The reading about the Civil War continues. I'm finding the whole subject more and more interesting, and that interest rises as I discover excellent articles about aspects of the conflict that are generally ignored in the textbook accounts. This one, by Howard Jones at The American Interest, discusses the international ramifications of the war. It's particularly interesting to me in context of those chapters of Henry Adam's Education that dealt with the complex diplomatic situation over in London; a conflict that you really learn next to nothing about (it existed, that's pretty much it) in most accounts of the war.

Another interesting part of the article is the discussion of  Confederate efforts to woo Great Britain. Essentially, by making continued supply of cotton to Great Britain and France contingent upon those countries' recognition of the Confederate states, the Confederacy put another nail in their own coffin, economically speaking. Because the response in Europe was simply to look for cotton elsewhere. Hence the explosion of the cotton industry in Egypt, India, and Brazil. So by the end of the war, when the South was looking to get back on its feet economically,  they found that they'd deprived themselves of their own customers.

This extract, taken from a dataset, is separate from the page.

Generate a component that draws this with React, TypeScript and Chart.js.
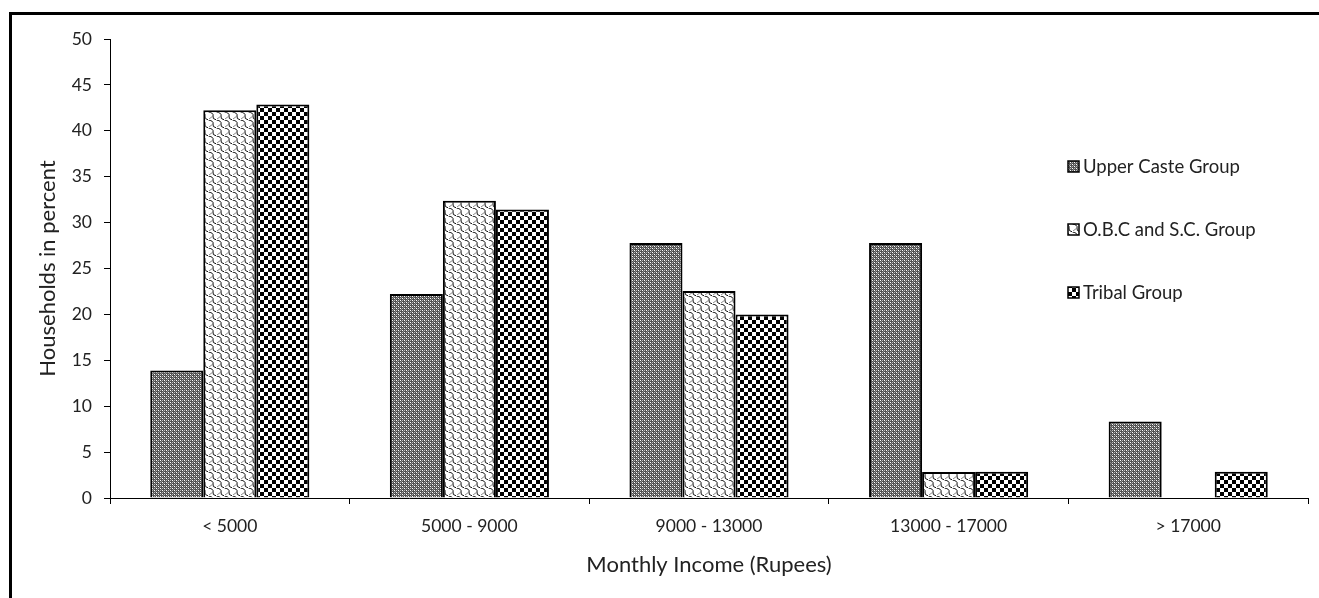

Also--and this is only tangentially related to the article--it's interesting that the more I read about this whole affair, the more clear it becomes that economics motivated the both the North and the South, despite that whole lovely mythologization of the South as fighting for some Romantic principle of Aristocratic Living and Good Old Roman Virtue. If you want to view the North's motivations solely  in economic terms, it's fair to do the same to the South; and it's necessary, in the face of the evidence. Given the south's preoccupation with the Slave trade (and who wants to believe nowadays that there was a huge push in the Confederate states to reestablish the African slave trade that the Founders had abolished in the early 1800s as a means of "strengthening"  the economy?) and the cotton trade, economic motives were certainly strong in the Confederate states. Thus while we can admit that the North may have been motivated to stop slavery because of the expansion of industry and the surplus of available immigrant labor, one must also admit that the South was also fighting for economic reasons:  for the preservation of a pseudo-aristocratic, slave-owning agrarian economy vs. an industrial, wage-earning, talent-based economy. Again, any Romanticization of such motives is valid only insofar as we are willing to give a moral benefit of the doubt to both sides, since self-interest was at least as much an issue in the South as in the North.

2 comments:

Mark Mahaffey said...

I happen to reside in Columbia, SC - where secession formally began - and it is remarkable how many people still want to distance the causes of the war from economy and slavery, when these resaons were quite literally the heart of SC's articles of seccession: http://eweb.furman.edu/~benson/docs/decl-sc.htm

Therese said...

I'm always happy to meet a southerner willing to admit this! I'm sure there are many more, but I went to a school where a truly astonishing percentage of the population was fine with supporting secession; I think some of the problem is lack of familiarity with the original documents, as you suggest. (Not that Northern schools generally do a better job of promoting a well-balanced understanding of the war either; the problems there are different though. Suggesting that all northerners were abolitionists or something ridiculous like that.)